Words & Pics @wardor
Additional photos by @kylescully and @ridegradient and Kenjitsu
Vancouver: The biggest Canadian city on the Best Coast. So big that the nature-attuned among us must find methods of escape from time to time. One of the greatest features of the city is the proximity to beautiful mountainscapes and their associated forest service roads and trail systems. For our GTFO effort, we chose the Seymour Demonstration Forest area, as it is a longtime semi-maintained local route with plenty of swimming spots, technical areas, creek crossings, and absolutely perfect singletrack.
The keepers of the forest faith met at a locally owned cycle and coffee shop, VeloStar Cafe, for cortados, baked goods, and pocketable snacks. On our way to the woods, our numbers grew by fives and tens until we crossed the mighty Ironworkers Memorial Bridge into North Vancouver. Arriving shortly at the trailhead at a satisfyingly divisible number of 28, we adjusted tire pressure, had a snack and dropped in to the Forest Service Roads up into the Seymour Demonstration Forest. At this point, general stoke level was high, hills were climbed at speed, the tiniest bumps turned into jumps, and whoops and laughing at each other’s antics preceded us up the trail.

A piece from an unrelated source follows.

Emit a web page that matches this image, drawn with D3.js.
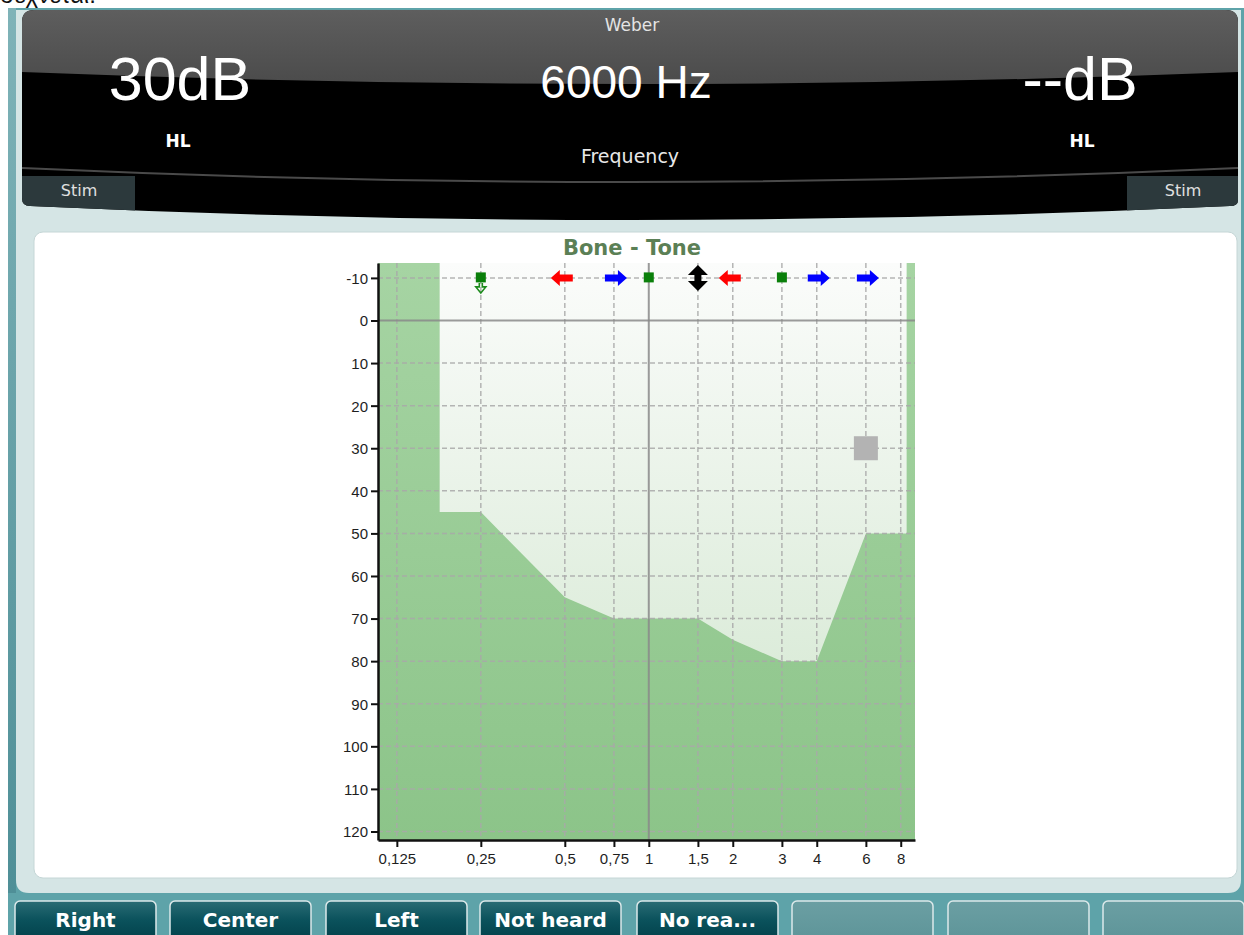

We very quickly reached the freshly built Seymour River Suspension Bridge over to the old Fisherman’s Trail. This section is rougher; running upriver, it leads towards the dam which marks the deepest section of the valley possible to reach. Washouts, ruts, and sections of baby’s head rocks make this the real meat of the gravel riding -- twists, turns and fun detours abounding.
Once the climbing was complete and the apex was reached, we all dropped into some perfect singletrack to descend back down towards the dam service road. At this point, it was decided that the weather was sufficiently nice to take a swim break at a beautiful rocky beach along the Seymour River. The downed trees from some forgotten storm provided both a relaxing aquatic seating area, and a prime ramp to huck gainers and other showy maneuvers.
After drying off in the sun, the group remounted and continued on down some more heavily wooded singletrack that western BC is rightfully so famous for. There is such a thing as perfection and any off road Vancouver cycling aficionado will tell you its name is simply ‘loam’. After exhausting the potential routes and ourselves, we eventually reached a fantastic paved section which led us back out of the forest at a leisurely pace.
Our ride officially ended at Black Kettle Brewing, where beers and burgers were consumed with abandon and freshly piqued appetites were sated. All in all, those of us riding from Vancouver proper strung together a 75km loop, gaining over 1100m in elevation. As any local in the know will tell you, with tongue firmly placed in cheek, “Demo Forest sucks for cycling, don’t come”.